— START —

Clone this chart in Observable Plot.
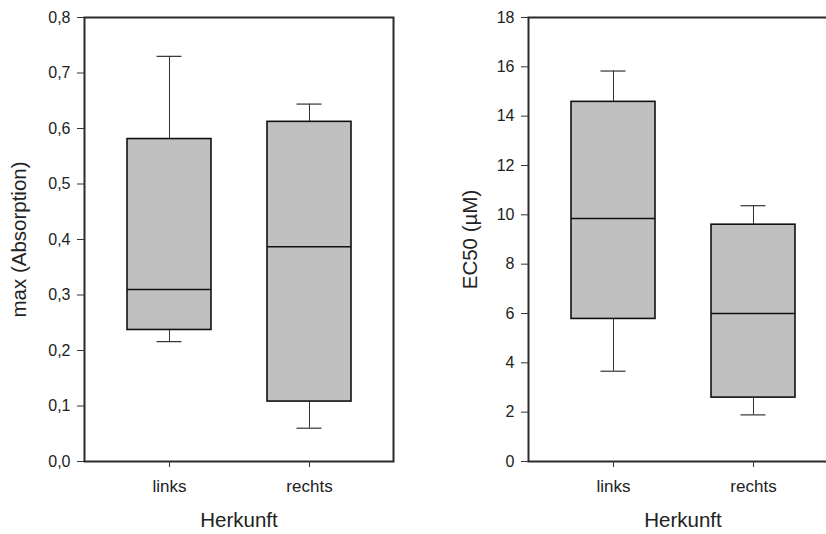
<!DOCTYPE html>
<html><head><meta charset="utf-8">
<script src="https://cdn.jsdelivr.net/npm/d3@7"></script>
<script src="https://cdn.jsdelivr.net/npm/@observablehq/plot@0.6"></script>
<style>
body{margin:0;background:#fff;overflow:hidden}
#row{display:flex;width:826px;height:534px;overflow:hidden;background:#fff}
#row > div{flex:none}
</style></head><body><div id="row"><div id="p1"></div><div id="p2"></div></div>
<script>
const categories = ["links", "rechts"];

// max (Absorption)
const absMin    = [0.216, 0.060];
const absQ1     = [0.237, 0.108];
const absMedian = [0.310, 0.387];
const absQ3     = [0.581, 0.612];
const absMax    = [0.730, 0.644];
const absTicks  = [0, 0.1, 0.2, 0.3, 0.4, 0.5, 0.6, 0.7, 0.8];

// EC50 (µM)
const ecMin    = [3.66, 1.89];
const ecQ1     = [5.78, 2.59];
const ecMedian = [9.85, 6.00];
const ecQ3     = [14.58, 9.60];
const ecMax    = [15.83, 10.37];
const ecTicks  = [0, 2, 4, 6, 8, 10, 12, 14, 16, 18];

const xLabel = "Herkunft";
const absLabel = "max (Absorption)";
const ecLabel = "EC50 (µM)";

function rowsOf(mn, q1, md, q3, mx) {
  return categories.map((c, i) => ({cat: c, min: mn[i], q1: q1[i], med: md[i], q3: q3[i], max: mx[i]}));
}

function panel({rows, ticks, fmt, ylabel, width, marginLeft, marginRight, labelDx}) {
  return Plot.plot({
    width, height: 534,
    marginTop: 17, marginBottom: 73, marginLeft, marginRight,
    style: {fontFamily: "'Liberation Sans', Arial, sans-serif", color: "#222", background: "#fff", maxWidth: "none", overflow: "visible"},
    x: {type: "band", domain: categories, paddingInner: 0.4, paddingOuter: 0.3, label: null},
    y: {domain: [ticks[0], ticks[ticks.length - 1]], label: null},
    marks: [
      Plot.ruleX(rows, {x: "cat", y1: "q3", y2: "max", stroke: "#333", strokeWidth: 1}),
      Plot.ruleX(rows, {x: "cat", y1: "min", y2: "q1", stroke: "#333", strokeWidth: 1}),
      Plot.tickY(rows, {x: "cat", y: "max", insetLeft: 29.5, insetRight: 29.5, stroke: "#333", strokeWidth: 1.2}),
      Plot.tickY(rows, {x: "cat", y: "min", insetLeft: 29.5, insetRight: 29.5, stroke: "#333", strokeWidth: 1.2}),
      Plot.barY(rows, {x: "cat", y1: "q1", y2: "q3", fill: "#c0c0c0", stroke: "#111", strokeWidth: 1.6}),
      Plot.tickY(rows, {x: "cat", y: "med", stroke: "#111", strokeWidth: 1.6}),
      Plot.frame({stroke: "#2a2a2a", strokeWidth: 2}),
      Plot.axisY({ticks, tickFormat: fmt, tickSize: 7, tickPadding: 7, fontSize: 16, label: null, stroke: "#333"}),
      Plot.axisX({tickSize: 6, tickPadding: 12, fontSize: 17, label: null, stroke: "#333"}),
      Plot.text([ylabel], {frameAnchor: "left", textAnchor: "middle", rotate: -90, dx: labelDx, fontSize: 20.5, fill: "#222"}),
      Plot.text([xLabel], {frameAnchor: "bottom", textAnchor: "middle", dy: 65, fontSize: 20.5, fill: "#222"})
    ]
  });
}

const commaFmt = (d) => d3.format(".1f")(d).replace(".", ",");

document.getElementById("p1").append(panel({
  rows: rowsOf(absMin, absQ1, absMedian, absQ3, absMax),
  ticks: absTicks, fmt: commaFmt, ylabel: absLabel,
  width: 413, marginLeft: 84, marginRight: 20, labelDx: -65
}));
document.getElementById("p2").append(panel({
  rows: rowsOf(ecMin, ecQ1, ecMedian, ecQ3, ecMax),
  ticks: ecTicks, fmt: d3.format("d"), ylabel: ecLabel,
  width: 424, marginLeft: 115, marginRight: 0, labelDx: -58
}));
</script></body></html>
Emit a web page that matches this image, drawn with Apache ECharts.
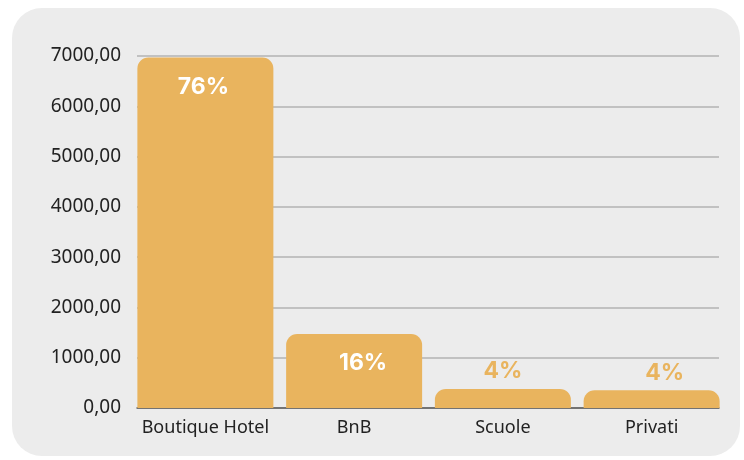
<!DOCTYPE html>
<html>
<head>
<meta charset="utf-8">
<script src="https://cdn.jsdelivr.net/npm/echarts@6/dist/echarts.min.js"></script>
<style>
html,body{margin:0;padding:0;background:#ffffff;}
#chart{width:744px;height:460px;}
</style>
</head>
<body>
<div id="chart"></div>
<script>
var categories = ['Boutique Hotel', 'BnB', 'Scuole', 'Privati'];
var values = [6970, 1470, 380, 352];
var percentLabels = ['76%', '16%', '4%', '4%'];
var yTicks = [0, 1000, 2000, 3000, 4000, 5000, 6000, 7000];

var barColor = '#E9B45E';
var chart = echarts.init(document.getElementById('chart'));

var labelStyle = [
  {position: 'insideTop', distance: 18, color: '#ffffff', offset: [-2, 0]},
  {position: 'insideTop', distance: 17, color: '#ffffff', offset: [9, 0]},
  {position: 'top', distance: 6, color: barColor, offset: [0, 0]},
  {position: 'top', distance: 6, color: barColor, offset: [13, 0]}
];

var data = values.map(function (v, i) {
  var s = labelStyle[i];
  return {
    value: v,
    label: {
      show: true,
      position: s.position,
      distance: s.distance,
      offset: s.offset,
      color: s.color,
      fontSize: 23,
      fontWeight: 'bold',
      fontFamily: 'Inter',
      formatter: function () { return percentLabels[i]; }
    }
  };
});

var yMin = yTicks[0], yMax = yTicks[yTicks.length - 1];

chart.setOption({
  animation: false,
  backgroundColor: '#ffffff',
  graphic: [{
    type: 'rect',
    z: -10,
    shape: {x: 12, y: 8, width: 728, height: 448, r: 30},
    style: {fill: '#ececec'}
  }],
  grid: [
    {left: 137, right: 25, top: 56, bottom: 52, containLabel: false},
    {left: 131, right: 18, top: 56, bottom: 52, containLabel: false}
  ],
  xAxis: [{
    gridIndex: 0,
    type: 'category',
    data: categories,
    axisLine: {show: true, lineStyle: {color: '#5a5a5a', width: 1.5}},
    axisTick: {show: false},
    axisLabel: {show: false}
  }, {
    gridIndex: 1,
    type: 'category',
    data: categories,
    axisLine: {show: false},
    axisTick: {show: false},
    axisLabel: {interval: 0, color: '#222222', fontSize: 18, fontFamily: 'Noto Sans', margin: 11}
  }],
  yAxis: [{
    gridIndex: 0,
    type: 'value',
    min: yMin,
    max: yMax,
    interval: 1000,
    axisLine: {show: false},
    axisTick: {show: false},
    axisLabel: {
      color: '#222222', fontSize: 19, fontFamily: 'Noto Sans', margin: 16,
      formatter: function (v) { return v.toFixed(2).replace('.', ','); }
    },
    splitLine: {lineStyle: {color: '#b3b3b3', width: 1.5}}
  }, {
    gridIndex: 1,
    type: 'value',
    min: yMin,
    max: yMax,
    interval: 1000,
    show: false,
    splitLine: {show: false}
  }],
  series: [{
    type: 'bar',
    xAxisIndex: 1,
    yAxisIndex: 1,
    data: data,
    barWidth: 136,
    z: 3,
    itemStyle: {color: barColor, borderRadius: [11, 11, 0, 0]}
  }]
});
</script>
</body>
</html>
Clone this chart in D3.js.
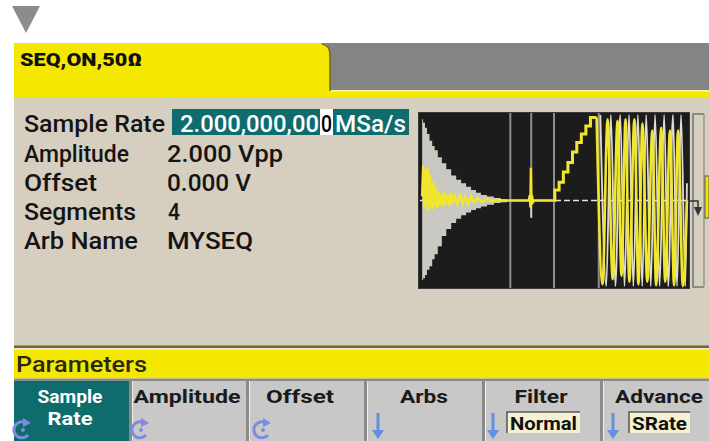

— END —

◆ Task ◆
Search the data above for lines holding "Clone" and copy each of them.

◆ Task result ◆
Clone this chart in Observable Plot.
Clone this chart in D3.js.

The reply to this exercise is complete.